Neolithic nostalgia tripping
Nixon tried to bomb it back to the Stone Age; now Phonsavan is enjoying a boom of another kind
Published: 10/12/2009 at 12:00 AM
Newspaper section: Horizons
The breeze is cool and redolent of mountain pine. The landscape verdant and vast, a series of rolling hills stretching all the way to the horizons. If it weren’t for the paddy fields, a sea of sun-ripened sheaves of grain swaying gently in the wind, one could be forgiven for thinking one was on an upland meadow somewhere in New Zealand. Then one notices women wearing brightly coloured pa sin (tubular sarongs) and small herds of water buffalo grazing here and there and one remembers that one is actually in the Lao People’s Democratic Republic.
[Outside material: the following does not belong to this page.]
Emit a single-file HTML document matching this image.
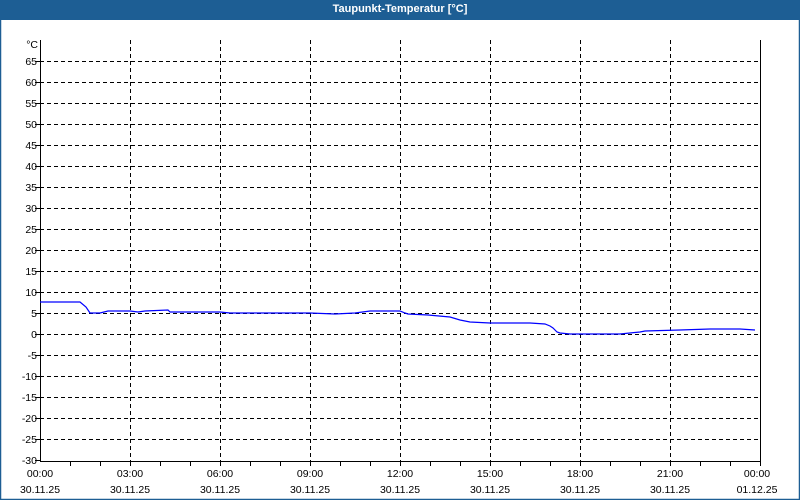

The ruins of Wat Phia in the town of Khoun.
Welcome to a particularly remote corner of this landlocked country, to the northeastern province of Xiang Khouang, where such bucolic scenes of plenty are commonplace. Located as it is at an elevation of around 1,000 metres above sea level, the weather here is never oppressively hot, the smiling locals never in too much of a hurry to stop and chat.
But tourists come here neither for the picture-postcard views nor for the idyllic temperatures. And most stay only for as long as it takes to get a good look at the ancient stone jars scattered in great numbers across this plateau. For we are - you’ve guessed correctly - on the Plain of Jars, famous for huge stone vessels, ranging in height from 1.5 to three metres, whose original purpose remains a mystery to this day.
Phonsavan, capital of Xiang Khouang, is bathed in a mellow light shortly before sunset.
According to one local legend these enormous receptacles were hollowed from blocks of stone in order to ferment an alcoholic concoction for consumption at the mass celebration of a great military victory thousands of years ago. Once upon a time (the story goes), there lived an evil king called Chao Angka who oppressed his subjects so terribly that they appealed to Khun Jeuang, a good-natured monarch who reigned to the north, to come and liberate them. In the great battle that ensued, Khun Jeuang’s army defeated the forces of Chao Angka and then marked their success with an orgy of drinking. And it must have been some session indeed, since one of these vessels could probably hold enough liquor to get an entire village intoxicated!
Archaeologists have come up with a more sober theory - but no supporting evidence, alas - to the effect that the jars are actually coffins, perhaps as much as 2,000 years old. Which would make them one of the oldest archeological finds in Southeast Asia, artefacts that have survived the attention of looters, the ravages of time and the elements and countless American bombs.
Some seven kilometres from Phonsavan, the provincial capital, lies the principal jar site. Known as Ban Ang or sometimes simply as Site No. 1, it contains more than 300 of these gargantuan vessels. The other two main sites are only a few kilometres away.
During the so-called Secret War, waged from 1953 to 1975 by the US and its allies, some 580,000 bombing raids were flown over Laos, dropping in excess of two tons of high explosive for every man, woman and child resident in the country at that time. Cluster bombs, rockets, artillery shells and anti-aircraft rounds rained down on more than 87,000 square kilometres of this tiny country. Falling on bogs, waterlogged rice fields and forests, nearly a third of these failed to detonate, but this UXO (unexploded ordnance) continues to kill and maim hundreds of unwary people each year.
So roaming at will around the Plain of Jars is not recommended. Take a stroll around the streets of Phonsavan, though, and you’ll see plenty of recycled bomb casings put to a variety of ingenious uses. More glaring evidence of the war can be seen in the town of Khoun, some 30km away, where the damage to the principal Buddha image and ubosot at Wat Phia remains unrepaired.
Forgotten for many decades amid the chaos and conflict which swept this remote corner of Laos, Xiang Khouang is today welcoming tourists back to view its unique mix of natural and man-made wonders.
Stone jars like these dot the landscape.
Discarded war materiel as tourist draw.
Lush meadows and rolling hills—a typically pastoral scene in this lovely corner of Laos.